Tools of Modern Probability -- fall semester 2023


Subject code: BMETE95AM33

Classes:

• Wednesday 10:15-12:00, room H601
• Thursday 12:15-14:00, room H601

Lecturer: Imre Péter Tóth

QUESTIONS AND ANSWERS session before the fourth exam: Monday, 22 January 2024 at 18:00, ONLINE ONLY (sorry for that, Monday evenings are hard), using Microsoft Teams. To join, use this link. If there is some problem (usually there is), call me at +36205372256


HOMEWORK RESULTS. The corrected homeworks can be found in the Moodle system of the Faculty of Natural Sciences (for those to whom I could not give them in person). Each exercise is evaluated with a CODE 0,1,2 or 3 (which is not a score itself). Meaning of the code:

• 3 means "correct",
• 2 means "solved with some mistake",
• 1 means "started in a correct direction but not solved",
• 0 means "wrong".

These codes are converted to homework scores using the following rule:

• "correct" exercises are worth 5 scores,
• "solved with some mistake" exercises are worth 4 scores,
• the rest is worth 0 scores,
• only the best 2/3 (which is 8 exercises) are taken into account.

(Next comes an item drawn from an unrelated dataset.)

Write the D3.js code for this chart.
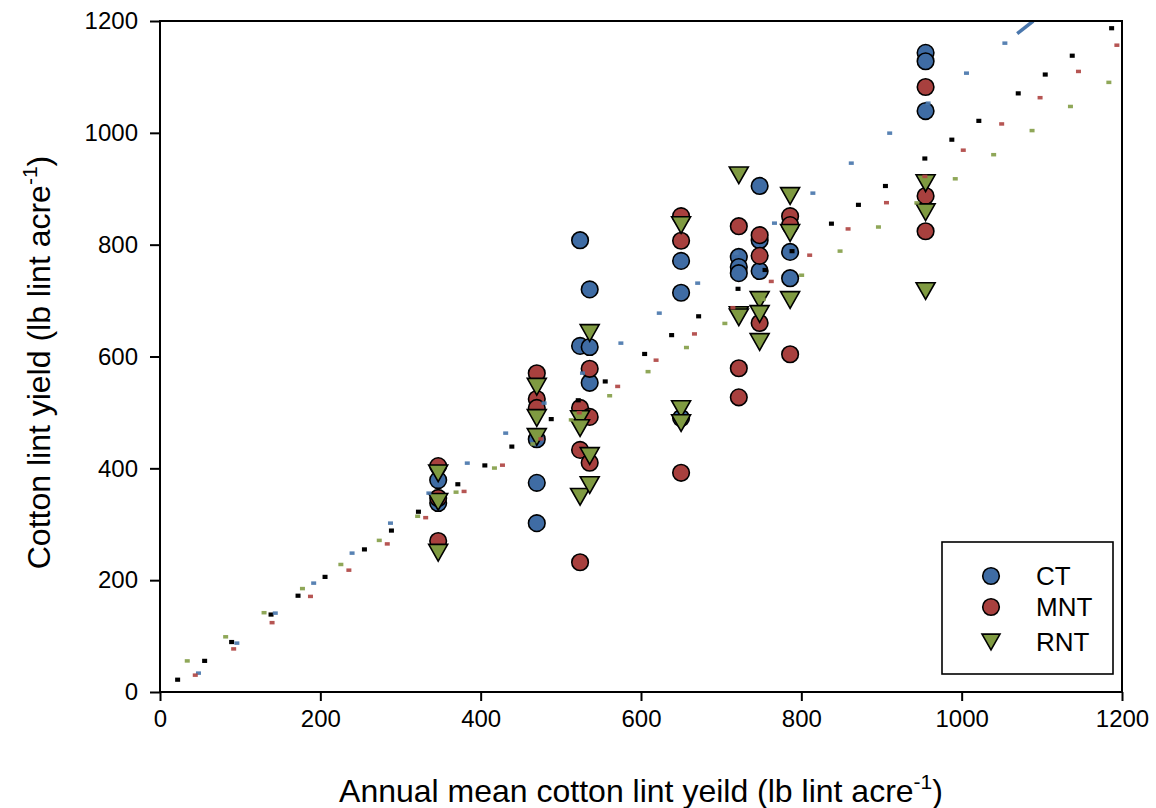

So the maximum score is 40 and 20 are needed to obtain the signature for the course.

VOLUNTARY HOMEWORK for extra score, from the updated practice exercise sheet:
Exercise 7.2, 8.2, 8.4/c,d,e,i,l, 9.1, 10.11
Submission: You can bring your homeworks to an exam, of submit them online in pdf using the Moodle system of the Faculty of Natural Sciences.
Deadline: bring it to the exam at the latest. WARNING: if you only bring your HW to the exam, I may not be able to grade it immediately, so you may not get your grade on the spot.

EXAMS:

• 20 December 2023 (Wednesday) 9:00, room H607
• 10 January 2024 (Wednesday) 9:00, room H607
• 17 January 2024 (Wednesday) 9:00, room H607
• 24 January 2024 (Wednesday) 9:00, room H607

The exam will be ORAL. Please register for the exam in Neptun. When the registration closes (at noon before the day of the exam), I will decide on the order of the registered students, and let you know when it will be your turn. This may be up to 4 hours after the start of the exam. If your time is limited, please let me know, so that I can take it into account. Also: I'm flexible about exam times. If the exams announced in Neptun are not good for you, contact me, and we try to find a suitable time.

On the exam, every student gets at least one calculation exercise (similar to those in the exercise sheets), and two randomly chosen theoretical questions from the following list. NOTE: Before the exam, everybody can choose two of these questions, which she/he would not like, to exclude from the list.
Note: from Section 10 of the exercise sheet very little was covered, so most exercises there are for your fun only: don't worry about them.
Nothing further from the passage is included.